--- YOUR GOAL ---
Leave out the pictures and set down exactly the lines from the start of the listing through the one with "sigma_values = [683, 455, 430, 345]", both included.

── INFORMATION PROVIDED

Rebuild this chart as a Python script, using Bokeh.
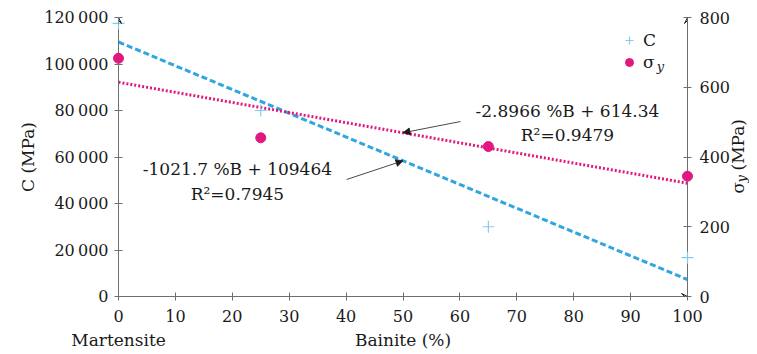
import math
from bokeh.plotting import figure
from bokeh.models import (Range1d, LinearAxis, FixedTicker, Label, Arrow, VeeHead,
                          NormalHead, Legend, LegendItem)
from bokeh.core.properties import value
from bokeh.embed import file_html
from bokeh.resources import INLINE

# ---------------- data ----------------
bainite = [0, 25, 65, 100]
c_values = [117500, 80000, 30000, 16700]
sigma_values = [683, 455, 430, 345]

fit_x = [0, 100]
c_fit_slope, c_fit_intercept = -1021.7, 109464
s_fit_slope, s_fit_intercept = -2.8966, 614.34

c_eq_text = ["-1021.7 %B + 109464", "R\u00b2=0.7945"]
s_eq_text = ["-2.8966 %B + 614.34", "R\u00b2=0.9479"]

x_ticks = [0, 10, 20, 30, 40, 50, 60, 70, 80, 90, 100]
c_ticks = [0, 20000, 40000, 60000, 80000, 100000, 120000]
c_tick_labels = ["0", "20\u2009000", "40\u2009000", "60\u2009000", "80\u2009000",
                 "100\u2009000", "120\u2009000"]
s_ticks = [0, 200, 400, 600, 800]

# ---------------- style ----------------
FONT = "DejaVu Serif"
BLUE = "#2fa6df"
BLUE_LIGHT = "#86cbeb"
PINK = "#e0187f"
AXIS = "#6e6e6e"
TXT = "#1a1a1a"

p = figure(frame_width=569, frame_height=279, output_backend="svg", toolbar_location=None,
           x_range=Range1d(0, 100), y_range=Range1d(0, 120000),
           min_border_left=118, min_border_right=62, min_border_top=17, min_border_bottom=50,
           x_axis_label="Bainite (%)", y_axis_label="C (MPa)")
p.extra_y_ranges = {"s": Range1d(0, 800)}
p.outline_line_color = None
p.xgrid.visible = False
p.ygrid.visible = False
p.background_fill_color = "white"
p.border_fill_color = "white"

raxis = LinearAxis(y_range_name="s", ticker=FixedTicker(ticks=s_ticks))
p.add_layout(raxis, "right")

for ax in [p.xaxis[0], p.yaxis[0], raxis]:
    ax.axis_line_color = AXIS
    ax.axis_line_width = 1
    ax.major_tick_line_color = AXIS
    ax.major_tick_in = 4
    ax.major_tick_out = 4
    ax.minor_tick_line_color = None
    ax.major_label_text_font = FONT
    ax.major_label_text_font_size = "16px"
    ax.major_label_text_color = TXT
    ax.axis_label_text_font = FONT
    ax.axis_label_text_font_size = "17px"
    ax.axis_label_text_font_style = "normal"
    ax.axis_label_text_color = TXT

p.xaxis.ticker = FixedTicker(ticks=x_ticks)
p.xaxis.major_label_standoff = 9
p.xaxis.axis_label_standoff = 5
p.yaxis[0].ticker = FixedTicker(ticks=c_ticks)
p.yaxis[0].major_label_overrides = {t: l for t, l in zip(c_ticks, c_tick_labels)}
p.yaxis[0].major_label_standoff = 6
p.yaxis[0].axis_label_standoff = 3
raxis.major_label_standoff = 8

# axis arrows
p.add_layout(Arrow(end=VeeHead(size=6, line_color=TXT, line_width=1, fill_color=None),
                   x_start=0, y_start=117000, x_end=0, y_end=120000, line_color=AXIS, line_width=1))
p.add_layout(Arrow(end=VeeHead(size=6, line_color=TXT, line_width=1, fill_color=None),
                   x_start=100, y_start=780, x_end=100, y_end=800, y_range_name="s",
                   line_color=AXIS, line_width=1))
p.add_layout(Arrow(end=VeeHead(size=6, line_color=TXT, line_width=1, fill_color=None),
                   x_start=98, y_start=0, x_end=100, y_end=0, line_color=AXIS, line_width=1))

# trend lines
c_fit = [c_fit_intercept + c_fit_slope * x for x in fit_x]
s_fit = [s_fit_intercept + s_fit_slope * x for x in fit_x]
p.line(fit_x, c_fit, line_color=BLUE, line_width=3, line_dash="6 3")
p.line(fit_x, s_fit, line_color=PINK, line_width=3, line_dash="2 2", y_range_name="s")

# data points
rc = p.scatter(bainite, c_values, marker="cross", size=12, line_color=BLUE_LIGHT, line_width=1.2)
rs = p.scatter(bainite, sigma_values, marker="circle", size=10, fill_color=PINK, line_color=PINK,
               y_range_name="s")
rc.level = "annotation"
rs.level = "annotation"

# legend
legend = Legend(items=[LegendItem(label="C", renderers=[rc]), LegendItem(label="\u03c3", renderers=[rs])],
                location=(501, 224), padding=0, margin=0, spacing=2,
                glyph_width=20, glyph_height=20, label_height=20, label_standoff=4,
                border_line_color=None, background_fill_alpha=0,
                label_text_font=FONT, label_text_font_size="17px", label_text_color=TXT)
p.add_layout(legend, "center")
p.add_layout(Label(x=94.6, y=(296 - 66) * 430.1, text="y", text_font=FONT, text_font_size="13px",
                   text_font_style="italic", text_color=TXT, text_align="left", text_baseline="middle"))

# texts outside the frame: drawn as text glyphs at overlay level (not clipped)
xr = 108.95
t1 = p.text(x=[xr, xr], y=[(296 - 193) * 430.1, (296 - 170) * 430.1], text=["\u03c3", "(MPa)"],
            angle=math.pi / 2, text_font=value(FONT), text_font_size="17px", text_color=TXT,
            text_align="left", text_baseline="middle")
t2 = p.text(x=[xr], y=[(296 - 182) * 430.1], text=["y"], x_offset=3,
            angle=math.pi / 2, text_font=value(FONT), text_font_size="13px", text_font_style="italic",
            text_color=TXT, text_align="left", text_baseline="middle")
t3 = p.text(x=[0], y=[(296 - 340) * 430.1], text=["Martensite"], text_font=value(FONT),
            text_font_size="17px", text_color=TXT, text_align="center", text_baseline="middle")
for r in (t1, t2, t3):
    r.level = "overlay"

# equation annotations
for i, t in enumerate(s_eq_text):
    p.add_layout(Label(x=78.9, y=80000 - i * 10750, text=t, text_font=FONT, text_font_size="17px",
                       text_color=TXT, text_align="center", text_baseline="middle"))
for i, t in enumerate(c_eq_text):
    p.add_layout(Label(x=20.9, y=55050 - i * 10750, text=t, text_font=FONT, text_font_size="17px",
                       text_color=TXT, text_align="center", text_baseline="middle"))

arrow_x = 50
p.add_layout(Arrow(end=NormalHead(size=7, line_color=TXT, fill_color=TXT, line_width=0.8),
                   x_start=60.1, y_start=501.7, x_end=arrow_x,
                   y_end=s_fit_intercept + s_fit_slope * arrow_x, y_range_name="s",
                   line_color=TXT, line_width=0.8))
p.add_layout(Arrow(end=NormalHead(size=7, line_color=TXT, fill_color=TXT, line_width=0.8),
                   x_start=40.1, y_start=50320, x_end=arrow_x,
                   y_end=c_fit_intercept + c_fit_slope * arrow_x,
                   line_color=TXT, line_width=0.8))

open("out.html", "w").write(file_html(p, INLINE))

────

--- RESULT OF THIS EXERCISE ---
Rebuild this chart as a Python script, using Bokeh.
import math
from bokeh.plotting import figure
from bokeh.models import (Range1d, LinearAxis, FixedTicker, Label, Arrow, VeeHead,
                          NormalHead, Legend, LegendItem)
from bokeh.core.properties import value
from bokeh.embed import file_html
from bokeh.resources import INLINE

# ---------------- data ----------------
bainite = [0, 25, 65, 100]
c_values = [117500, 80000, 30000, 16700]
sigma_values = [683, 455, 430, 345]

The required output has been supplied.